AMD’s Next Horizon event happened today, introducing the world to the new AMD Zen 2 chiplet design. Today’s introduction was about how Zen 2 will impact the datacentre, but the architecture will surely impact the desktop design too.
The AMD Investor Relations page has links to the slides covering the new announcements today, showing the doubling of core densities, as well as the unique new chiplet design, mixing and matching the 7nm and 14nm production processes.
The whole Next Horizon event was about the datacentre and the new 7nm node, covering both the server CPU side with the new Rome processors, as well as the new 7nm Vega GPUs. During its Q3 earnings call a few weeks ago, Lisa Su had confirmed that the event would “discuss innovation of AMD products and technologies specifically designed for the datacentre on industry-leading 7nm process technology.”
AMD also announced that its Zen momentum was continuing, pointing to the Zen 3 designs being ‘on track’ and that the leap-frogging engineering teams also had the Zen 4 chip architecture ‘in design.’
There was, however, no news re. the RX 590. Ostensibly it’s a 12nm refresh of the RX 580, this card looks to offer roughly 10-15% improvement on the Polaris flagship’s performance in leaked benchmarks. However, AMD will likely make a very big fuss about this card once it’s prepared to dish out the details.
Datacentre and machine learning applications have been leading the charge for AMD’s next process node change, and took centre stage at the event. AMD has been making big waves in the datacentre world with its EPYC processors, seemingly helped along by Intel’s shortages, and also is making a concerted push into machine learning with its Vega Instinct graphics card, built on the 7nm Vega 20 GPU.

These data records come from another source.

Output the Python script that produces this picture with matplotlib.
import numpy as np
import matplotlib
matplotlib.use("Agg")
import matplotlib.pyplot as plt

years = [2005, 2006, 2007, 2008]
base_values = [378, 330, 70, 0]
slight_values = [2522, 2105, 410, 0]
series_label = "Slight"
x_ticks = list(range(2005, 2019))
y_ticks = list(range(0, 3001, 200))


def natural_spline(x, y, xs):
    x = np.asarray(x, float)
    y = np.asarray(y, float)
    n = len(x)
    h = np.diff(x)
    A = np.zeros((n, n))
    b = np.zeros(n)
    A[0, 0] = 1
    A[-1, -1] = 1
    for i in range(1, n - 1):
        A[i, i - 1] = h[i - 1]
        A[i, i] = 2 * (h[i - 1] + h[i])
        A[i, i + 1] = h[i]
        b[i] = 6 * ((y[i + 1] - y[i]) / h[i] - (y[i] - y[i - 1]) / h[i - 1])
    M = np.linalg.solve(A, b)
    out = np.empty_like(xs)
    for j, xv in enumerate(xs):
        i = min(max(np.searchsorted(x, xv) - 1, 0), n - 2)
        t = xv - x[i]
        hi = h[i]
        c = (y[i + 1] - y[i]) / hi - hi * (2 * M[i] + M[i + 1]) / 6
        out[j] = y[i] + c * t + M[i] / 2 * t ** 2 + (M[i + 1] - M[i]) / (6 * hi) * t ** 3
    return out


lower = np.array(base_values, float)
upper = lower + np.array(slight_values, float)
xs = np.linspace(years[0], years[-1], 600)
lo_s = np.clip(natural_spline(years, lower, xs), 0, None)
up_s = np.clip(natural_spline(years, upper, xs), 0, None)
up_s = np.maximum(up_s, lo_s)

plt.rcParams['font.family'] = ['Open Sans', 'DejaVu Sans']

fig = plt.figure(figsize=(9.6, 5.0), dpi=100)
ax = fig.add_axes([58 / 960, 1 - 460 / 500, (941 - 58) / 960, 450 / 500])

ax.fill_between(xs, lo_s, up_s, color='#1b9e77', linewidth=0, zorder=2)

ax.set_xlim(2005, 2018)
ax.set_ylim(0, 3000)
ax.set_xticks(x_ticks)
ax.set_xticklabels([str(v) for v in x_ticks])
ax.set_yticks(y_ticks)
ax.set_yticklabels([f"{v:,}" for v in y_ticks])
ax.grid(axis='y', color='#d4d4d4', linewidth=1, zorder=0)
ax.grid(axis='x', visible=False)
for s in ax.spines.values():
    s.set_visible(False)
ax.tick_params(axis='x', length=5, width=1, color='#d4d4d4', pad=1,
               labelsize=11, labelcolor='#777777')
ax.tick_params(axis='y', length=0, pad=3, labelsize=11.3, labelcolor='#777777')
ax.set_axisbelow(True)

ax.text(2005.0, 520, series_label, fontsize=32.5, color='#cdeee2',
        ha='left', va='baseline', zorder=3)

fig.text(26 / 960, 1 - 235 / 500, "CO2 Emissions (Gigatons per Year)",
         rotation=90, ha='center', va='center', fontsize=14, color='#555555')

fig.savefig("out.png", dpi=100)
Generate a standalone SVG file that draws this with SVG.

AMD is shifting almost the entirety of its production to the 7nm process node in the near-future, starting with the Vega 20 GPU. The move is propelled by advances AMD’s foundry partner TSMC has made with squeezing even more transistors into teeny tiny chips, lending to an increase in efficiency and performance.
The specs and performance of AMD’s Zen 2 microarchitecture have been kept away from prying eyes for the most part, with only a few glimpses of what’s to come in the public eye. Aside from the expected improvements brought on by the 7nm node, AMD has promised to continue support for the current AM4 socket until 2020, ostensibly confirming backwards compatibility across at least two generations of Zen architectures.
AMD’s next-gen chips will be continuing the fight against Intel’s 9th Gen Core processors, including the i9 9900K and i7 9700K. They will likely be first to take on any chips Intel can salvage from its heavily delayed 10nm process node, too. AMD will be hoping the performance/efficiency gains of the 7nm node will be able to give it the edge over Chipzilla going into 2020 and beyond.